American baseball player (born 1949)

Stephen Lee Luebber (/ˈluːbər/ LOO-bər; born July 9, 1949) is an American former Major League Baseball pitcher. Luebber pitched in all or part of five seasons in the majors between 1971 and 1981. He currently serves as pitching coach for the Quad Cities River Bandits, high-A farm team for the Kansas City Royals.

==Career==
Luebber was drafted by the Minnesota Twins in the 13th round of the 1967 Major League Baseball draft. After four-and-a-half years in the minors, he made his major league debut for the Twins in 1971, pitching in 18 games and starting 12, going 2–5 with a 5.03 ERA. He was returned to the minors in 1972, appearing in two games for the Twins in September.

Luebber spent the next three seasons in the minor leagues before finally returning to the major leagues in 1976. That season, he set career bests in every major category, going 4–5 with an ERA at 4.00. After another season in the minors, the Twins released Luebber in October 1977.

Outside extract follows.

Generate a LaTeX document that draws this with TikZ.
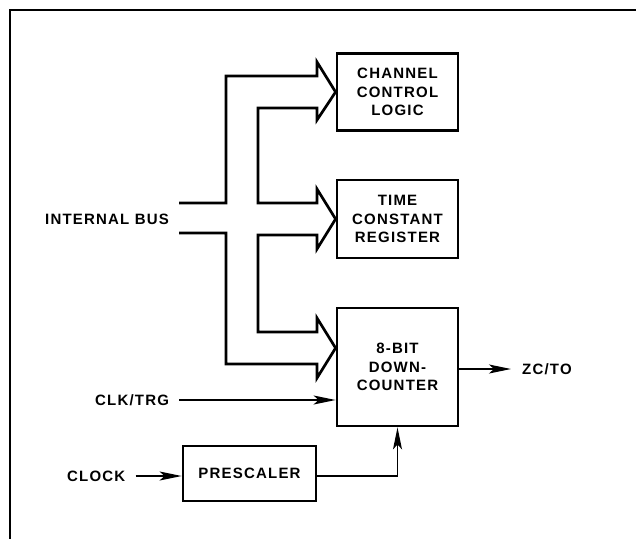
\documentclass[tikz,border=0pt]{standalone}
\usepackage{fontspec}
\setmainfont{Liberation Sans}[LetterSpace=8]
\usetikzlibrary{arrows.meta,calc}
\tikzset{
  blk/.style={draw, line width=2.8pt, rectangle, align=center, inner sep=0pt,
    font=\fontsize{15}{18.5}\selectfont\bfseries},
  lbl/.style={inner sep=0pt, anchor=west, font=\fontsize{15}{17}\selectfont\bfseries},
  bus/.style={line width=2.7pt, line join=miter},
  sig/.style={line width=1.4pt, -{Stealth[length=22pt,width=9pt,inset=5pt]}},
  frame/.style={line width=1.4pt}
}
\begin{document}
\begin{tikzpicture}[x=1pt,y=-1pt]
\useasboundingbox (0,0) rectangle (636,539);
\draw[frame] (636,10) -- (10,10) -- (10,539);
% blocks
\node[blk, minimum width=121pt, minimum height=77pt] (ccl) at (397.5,92) {CHANNEL\\CONTROL\\LOGIC};
\node[blk, minimum width=121pt, minimum height=78pt] (tcr) at (397.5,219) {TIME\\CONSTANT\\REGISTER};
\node[blk, minimum width=121pt, minimum height=118pt] (dc) at (397.5,367) {8-BIT\\DOWN-\\COUNTER};
\node[blk, minimum width=133pt, minimum height=55pt] (pre) at (249.5,473.5) {PRESCALER};
% labels
\node[lbl] (ibus) at (45,219) {INTERNAL BUS};
\node[lbl] (clktrg) at (95,400) {CLK/TRG};
\node[lbl] (clock) at (67,476) {CLOCK};
\node[lbl] (zcto) at (522,369) {ZC/TO};
% internal bus
\coordinate (tA) at (ccl.west);
\coordinate (tB) at (tcr.west);
\coordinate (tC) at (dc.west |- 0,348);
\draw[bus] (179,203) -- (226,203) -- (226,76) -- (317,76) -- (317,62) -- (tA)
  -- (317,120) -- (317,108) -- (258,108) -- (258,203) -- (317,203) -- (317,189)
  -- (tB) -- (317,249) -- (317,235) -- (258,235) -- (258,332) -- (317,332)
  -- (317,318) -- (tC) -- (317,378) -- (317,364) -- (226,364) -- (226,233) -- (179,233);
% signals
\draw[sig] ([xshift=10pt]clktrg.east) -- (clktrg -| dc.west);
\draw[sig] ([xshift=10pt]clock.east) -- (clock -| pre.west);
\draw[sig] (pre.east |- clock) -| (dc.south);
\draw[sig] (zcto -| dc.east) -- ([xshift=-11pt]zcto.west);
\end{tikzpicture}
\end{document}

After spending 1978 in the Chicago White Sox organization, Luebber returned to the majors in 1979 with the Toronto Blue Jays. He pitched in one game for them that September, pitching to three batters in a game against the Boston Red Sox without retiring a batter. The Blue Jays released him the following spring, and he was signed to a minor league contract by the Baltimore Orioles. In 1981 he was called up to the majors one last time, pitching in seven games with a 7.56 ERA.

Luebber continued to pitch in the minor leagues for several more seasons. He pitched in the Rangers, Tigers and Padres organizations through 1983. He then returned to the San Diego Padres farm system between 1986 and 1988, making a number of appearances at the double-A level. In 1989 he moved on to the Senior Professional Baseball Association, where he pitched two seasons for the Fort Myers Sun Sox. He finally retired after the 1990 season at age 40. In all, Luebber spent 22 seasons (over a 24-year period) playing professional baseball.

After his playing career, Luebber moved into the coaching ranks. He has coached in the Padres, Orioles, Texas Rangers, Florida Marlins and most recently the Royals' organization. In 2006, he was the pitching coach for the Burlington Bees. In 2007, he moved into the same position with the Wilmington Blue Rocks until 2016, when Luebber advanced to the AA Northwest Arkansas Naturals pitching coach position. In 2021, he became pitching coach of the Quad Cities River Bandits, also in the Royals' farm system.